▸ **Task statement**
Copy out the whole listing exactly as written, leaving the pictures behind.

▸ **Collected data**
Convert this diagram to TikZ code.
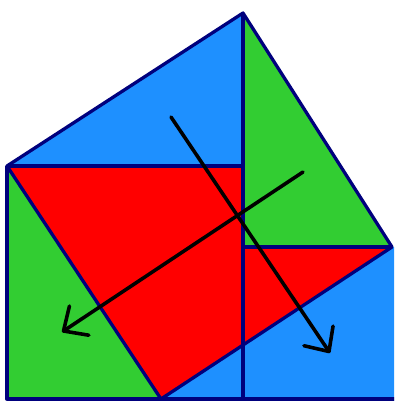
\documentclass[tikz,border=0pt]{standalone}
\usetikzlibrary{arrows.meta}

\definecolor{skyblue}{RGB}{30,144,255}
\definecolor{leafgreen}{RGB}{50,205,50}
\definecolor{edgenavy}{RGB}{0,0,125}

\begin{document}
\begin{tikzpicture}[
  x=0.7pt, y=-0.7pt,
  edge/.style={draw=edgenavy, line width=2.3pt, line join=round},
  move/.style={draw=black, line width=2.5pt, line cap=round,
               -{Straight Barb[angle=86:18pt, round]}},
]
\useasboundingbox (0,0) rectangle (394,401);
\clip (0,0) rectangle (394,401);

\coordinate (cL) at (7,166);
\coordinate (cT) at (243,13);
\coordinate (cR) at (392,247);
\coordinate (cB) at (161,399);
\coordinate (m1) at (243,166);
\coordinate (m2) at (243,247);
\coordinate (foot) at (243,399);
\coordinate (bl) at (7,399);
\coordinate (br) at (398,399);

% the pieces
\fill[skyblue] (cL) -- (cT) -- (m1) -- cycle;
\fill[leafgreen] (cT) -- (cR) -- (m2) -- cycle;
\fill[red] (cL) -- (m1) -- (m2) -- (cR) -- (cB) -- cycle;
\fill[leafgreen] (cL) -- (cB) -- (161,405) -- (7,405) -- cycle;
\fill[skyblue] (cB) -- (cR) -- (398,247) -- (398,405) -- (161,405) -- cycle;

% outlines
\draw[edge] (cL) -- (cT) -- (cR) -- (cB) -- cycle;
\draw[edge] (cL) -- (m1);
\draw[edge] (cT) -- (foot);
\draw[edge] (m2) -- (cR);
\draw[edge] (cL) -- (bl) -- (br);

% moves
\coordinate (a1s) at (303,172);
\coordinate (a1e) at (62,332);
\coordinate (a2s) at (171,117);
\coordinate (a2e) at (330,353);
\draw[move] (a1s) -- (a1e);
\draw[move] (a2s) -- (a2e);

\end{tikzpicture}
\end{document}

▸ **Response to the task**
Convert this diagram to TikZ code.
\documentclass[tikz,border=0pt]{standalone}
\usetikzlibrary{arrows.meta}

\definecolor{skyblue}{RGB}{30,144,255}
\definecolor{leafgreen}{RGB}{50,205,50}
\definecolor{edgenavy}{RGB}{0,0,125}

\begin{document}
\begin{tikzpicture}[
  x=0.7pt, y=-0.7pt,
  edge/.style={draw=edgenavy, line width=2.3pt, line join=round},
  move/.style={draw=black, line width=2.5pt, line cap=round,
               -{Straight Barb[angle=86:18pt, round]}},
]
\useasboundingbox (0,0) rectangle (394,401);
\clip (0,0) rectangle (394,401);

\coordinate (cL) at (7,166);
\coordinate (cT) at (243,13);
\coordinate (cR) at (392,247);
\coordinate (cB) at (161,399);
\coordinate (m1) at (243,166);
\coordinate (m2) at (243,247);
\coordinate (foot) at (243,399);
\coordinate (bl) at (7,399);
\coordinate (br) at (398,399);

% the pieces
\fill[skyblue] (cL) -- (cT) -- (m1) -- cycle;
\fill[leafgreen] (cT) -- (cR) -- (m2) -- cycle;
\fill[red] (cL) -- (m1) -- (m2) -- (cR) -- (cB) -- cycle;
\fill[leafgreen] (cL) -- (cB) -- (161,405) -- (7,405) -- cycle;
\fill[skyblue] (cB) -- (cR) -- (398,247) -- (398,405) -- (161,405) -- cycle;

% outlines
\draw[edge] (cL) -- (cT) -- (cR) -- (cB) -- cycle;
\draw[edge] (cL) -- (m1);
\draw[edge] (cT) -- (foot);
\draw[edge] (m2) -- (cR);
\draw[edge] (cL) -- (bl) -- (br);

% moves
\coordinate (a1s) at (303,172);
\coordinate (a1e) at (62,332);
\coordinate (a2s) at (171,117);
\coordinate (a2e) at (330,353);
\draw[move] (a1s) -- (a1e);
\draw[move] (a2s) -- (a2e);

\end{tikzpicture}
\end{document}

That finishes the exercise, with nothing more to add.